Terlalu banyak dialog sunyi yang kubuat bersama diriku sendiri. Hingga tenggelam dalam pertanyaan yang jawabanya menguap pergi tanpa arah. Pun maka aku tak tahu harus mencari kemana. Diantara ambang muak tentang bualan-bualan mereka, aku merasa aman dalam kesendirian. Muka-muka yang dulu begitu manis, hati yang kukira begitu tulus, begitu saja sirna. Dulu aku mengais peluk hangat, sedetik saja, tidak lebih. Mereka piker itu berlebih. Kini gelap. Tanpa harap, sepertinya memang aku sudah tidak pantas lagi memilih harap sebagai teman hidup. Terlalu banyak dari harap-harap itu redup lalu hilang sinarnya. Tangisku sendiri yang tampaknya membuat lilin-lilin harap itu mati, mungkin sejak dulu mereka sudah seharusnya mati. Dan setiap mereka yang baru, I feel sorry to myself maybe its just me. Its too hard to see any hope again.



And so I decided to write again, mungkin karna udah gatau lagi harus gimana. Terlalu banyak pertanyaan yang akhirnya cuma berputar di kepala. Kenapa nggak ditanya langsung? Jawabanya, sudah pernah dan hasilnya nihil. Memang kalo ditulis bingung juga harus mulai darimana, benar kata seorang teman yang bilang udah terlalu banyak yang gue simpan. Bagai sampah-sampah yang numpuk, gue pun udah gatau lagi gimana cara memilah-milah isi otak dan hati yang bercampur aduk jadi satu. Dulu yang entah dulunya kapan –rasanya udah lama banget- niat nggak pengen ngeluh. Dari ngeliat orang lain yang punya lebih bayak masalah dan lebih struggle dalam hidup, sampai ngeliat orang tua sendiri yang sibuk gak kenal hari libur. Rasanya nggak pantes banget gue yang sangat bukan siapa-siapa ini ngeluh. Begitu banyak yang ingin dikeluhkan, tapi terlalu banyak juga bukan pilihan yang baik.
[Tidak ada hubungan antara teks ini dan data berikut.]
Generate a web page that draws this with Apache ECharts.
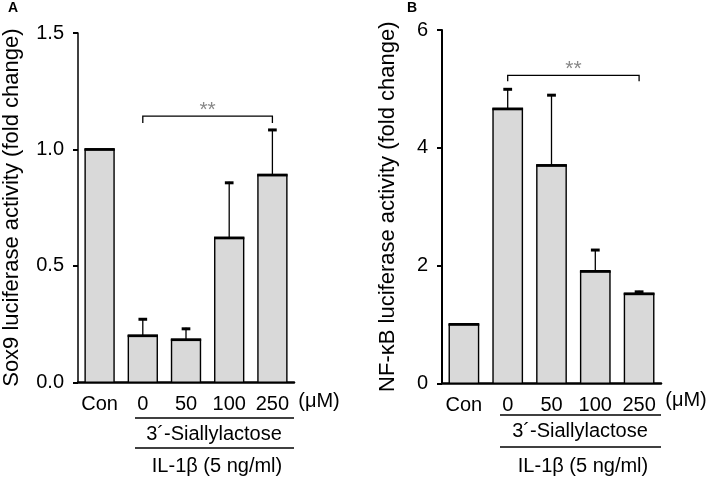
<!DOCTYPE html>
<html><head><meta charset="utf-8">
<script src="https://cdn.jsdelivr.net/npm/echarts@6/dist/echarts.min.js"></script>
<style>html,body{margin:0;padding:0;background:#fff}#c{width:709px;height:482px}</style>
</head><body><div id="c"></div>
<script>
const categories = ['Con', '0', '50', '100', '250'];
const meanA = [1.0, 0.2, 0.183, 0.62, 0.89];
const sdA = [0, 0.075, 0.051, 0.241, 0.198];
const meanB = [1.0, 4.66, 3.70, 1.90, 1.52];
const sdB = [0, 0.35, 1.21, 0.38, 0.05];
const ticksA = [0, 0.5, 1.0, 1.5];
const ticksB = [0, 2, 4, 6];
const sigA = [1, 4, 1.143, 1.113, '**'];
const sigB = [1, 4, 5.23, 5.13, '**'];
const titleA = 'Sox9 luciferase activity (fold change)';
const titleB = 'NF-\u03BAB luciferase activity (fold change)';
const unitLabel = '(\u03BCM)';
const groupLabel1 = '3\u00B4-Siallylactose';
const groupLabel2 = 'IL-1\u03B2 (5 ng/ml)';

const FONT = '"Liberation Sans", Arial, sans-serif';
const chart = echarts.init(document.getElementById('c'), null, {renderer: 'canvas'});

function barItem(params, api) {
  const idx = api.value(0), mean = api.value(1), sd = api.value(2);
  const base = api.coord([idx, 0]);
  const top = api.coord([idx, mean]);
  const bw = api.size([1, 0])[0] * 0.67;
  const x0 = base[0] - bw / 2;
  const children = [
    {type: 'rect', shape: {x: x0, y: top[1], width: bw, height: base[1] - top[1]},
     style: {fill: '#d9d9d9', stroke: '#000', lineWidth: 1.4}},
    {type: 'line', shape: {x1: x0 - 0.7, y1: top[1], x2: x0 + bw + 0.7, y2: top[1]},
     style: {stroke: '#000', lineWidth: 2.8}}
  ];
  if (sd > 0) {
    const et = api.coord([idx, mean + sd]);
    const cw = bw * 0.3;
    children.push({type: 'line', shape: {x1: base[0], y1: top[1], x2: base[0], y2: et[1]},
      style: {stroke: '#000', lineWidth: 1.3}});
    children.push({type: 'line', shape: {x1: base[0] - cw / 2, y1: et[1] + 1, x2: base[0] + cw / 2, y2: et[1] + 1},
      style: {stroke: '#000', lineWidth: 3}});
  }
  return {type: 'group', children};
}

function sigItem(params, api) {
  const a = api.value(0), b = api.value(1), hi = api.value(2), lo = api.value(3);
  const p1 = api.coord([a, lo]), p2 = api.coord([a, hi]), p3 = api.coord([b, hi]), p4 = api.coord([b, lo]);
  return {type: 'group', children: [
    {type: 'polyline', shape: {points: [p1, p2, p3, p4]}, style: {stroke: '#000', lineWidth: 1.3, fill: null}},
    {type: 'text', x: (p2[0] + p3[0]) / 2, y: p2[1] - 6,
     style: {text: params.seriesIndex === 1 ? sigA[4] : sigB[4], font: '21px ' + FONT, fill: '#888',
             align: 'center', verticalAlign: 'middle'}}
  ]};
}

function yAxisCfg(gi, ticks, fmt, title, gap, lw) {
  return {
    type: 'value', gridIndex: gi, min: ticks[0], max: ticks[ticks.length - 1],
    interval: ticks[1] - ticks[0],
    name: title, nameLocation: 'middle', nameGap: gap, nameRotate: 90,
    nameTextStyle: {fontFamily: FONT, fontSize: 22, color: '#000'},
    axisLine: {show: true, lineStyle: {color: '#000', width: lw}},
    axisTick: {show: true, length: 5, lineStyle: {color: '#000', width: 2}},
    axisLabel: {fontFamily: FONT, fontSize: 20, color: '#000', margin: 14, formatter: fmt},
    splitLine: {show: false}
  };
}
function xAxisCfg(gi) {
  return {
    type: 'category', gridIndex: gi, data: categories, boundaryGap: true,
    axisLine: {show: true, lineStyle: {color: '#000', width: 2.5}},
    axisTick: {show: false},
    axisLabel: {fontFamily: FONT, fontSize: 20, color: '#000', margin: 12, interval: 0}
  };
}

const graphics = [];
function txt(x, y, s, size, weight, align) {
  graphics.push({type: 'text', x, y, style: {text: s, font: (weight || 'normal') + ' ' + size + 'px ' + FONT,
    fill: '#000', align: align || 'center', verticalAlign: 'middle'}});
}
function hl(x1, x2, y) {
  graphics.push({type: 'line', shape: {x1, y1: y, x2, y2: y}, style: {stroke: '#000', lineWidth: 1.5}});
}
txt(13, 8, 'A', 14, 'bold');
txt(412, 8, 'B', 14, 'bold');
txt(319, 401, unitLabel, 20);
txt(686, 400, unitLabel, 20);
hl(135, 294, 418);
hl(135, 294, 448);
hl(500, 661, 415);
hl(500, 661, 447);
txt(214, 434, groupLabel1, 20);
txt(217, 466, groupLabel2, 20);
txt(580, 431, groupLabel1, 20);
txt(583, 466, groupLabel2, 20);

chart.setOption({
  animation: false,
  backgroundColor: '#fff',
  grid: [
    {left: 78, top: 33, width: 216, height: 349.3},
    {left: 442, top: 30, width: 219, height: 353.3}
  ],
  xAxis: [xAxisCfg(0), xAxisCfg(1)],
  yAxis: [
    yAxisCfg(0, ticksA, v => v.toFixed(1), titleA, 55, 1.5),
    yAxisCfg(1, ticksB, v => String(v), titleB, 43, 2)
  ],
  series: [
    {type: 'custom', xAxisIndex: 0, yAxisIndex: 0, renderItem: barItem,
     data: categories.map((c, i) => [i, meanA[i], sdA[i]]), clip: false},
    {type: 'custom', xAxisIndex: 0, yAxisIndex: 0, renderItem: sigItem, data: [sigA.slice(0, 4)], clip: false},
    {type: 'custom', xAxisIndex: 1, yAxisIndex: 1, renderItem: barItem,
     data: categories.map((c, i) => [i, meanB[i], sdB[i]]), clip: false},
    {type: 'custom', xAxisIndex: 1, yAxisIndex: 1, renderItem: sigItem, data: [sigB.slice(0, 4)], clip: false}
  ],
  graphic: graphics
});
</script></body></html>
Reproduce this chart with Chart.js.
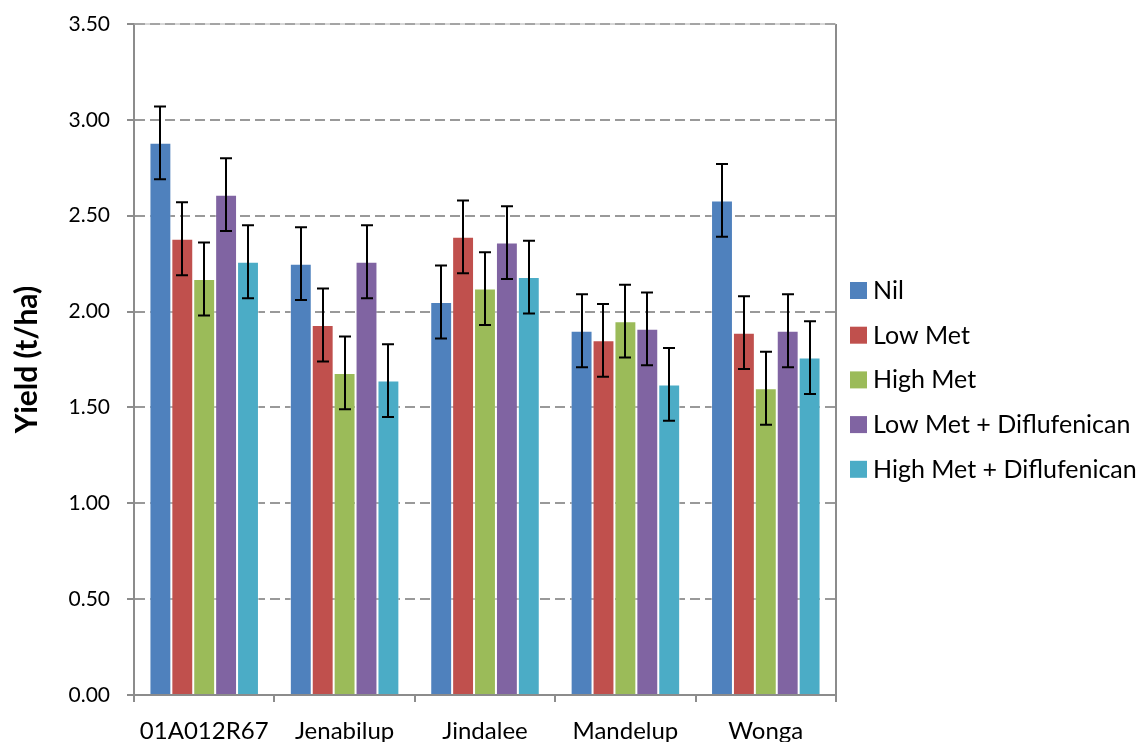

Gue sendiri merasa begitu takut untuk meledak, atau sekedar melelehkan sedikit demi sedikit yang ada di dalam. Pengalaman mungkin yang mengajarkan gue untuk nggak begitu aja percaya sama orang, tapi mirisnya sekarang gue pun merasa gak bisa percaya siapa-siapa lagi. In the back of my head seperti selalu ada yang berbisik “"hati-hati nanti yang dulu terulang lagi, perhatikan apa yang kamu bicarakan sama dia" 
yes, looking back in time terlalu banyak yang sudah meluas, serasa ingin diserap kembali sampai tidak ada orang yang tahu. Tapi apa daya? Nasi sudah menjadi bubur. Sekarang yang ada cuma siapapun orangnya sangat amat sulit buat gue untuk percaya, sulit sampai mulut ini begitu berat kalo mau cerita ke orang. Gak pernah ada yang tau suatu cerita sampai bener-bener ke akarnya. Semuanya gue simpan rapi, dalam, tertutup. Ada satu yang gue sadari dari setiap cerita yang ditutup, hati ini akan makin bertambah berat, dan kembali lagi tapi apa daya?

Rasanya sulit mencari hati yang benar-benar ingin mendengar, peluk yang benar-benar ingin menghangatkan, dan raga yang benar-benar ingin membantu. Jadi gue lebih memilih untuk melakukan apa yang gue harap bisa gue dapat dari orang lain itu, untuk orang lain. Akan lebih mudah dilakukan, dan rasanya memang sedikit mengobati. Ada yang begitu menyejukkan dari mendengarkan dan menghilangkan keluh kesah orang lain, ada yang begitu terobati dari menolong orang lain, ada luka yang sepertinya tertutup dari memberi peluk hangat untuk orang lain. Saat itu gue berharap waktu bisa berhenti, gue merasa punya teman.
Miris gue cuma mengharap aka nada orang yang bener-bener mau meluk, dan bisa gue tangisi sampai sesenggukan dan sampai gue berhenti. Mungkin besok, mungkin nanti, mungkin masih lama, mungkin nggak akan pernah.
Post ini memang terlalu kekanakan, terlalu putus asa atau bahkan terlalu munafik untuk dibaca. Gak peduli apa kata orang, kadang memang apa yang gue tulis lebih mengerti gue daripada orang yang membaca ini. Aksara begitu kuat, mereka mengerti tanpa harus dipaksa, mereka mengobati tanpa harus dibayar, kata-kata ini menjadi satu-satunya harapan. Pengertian.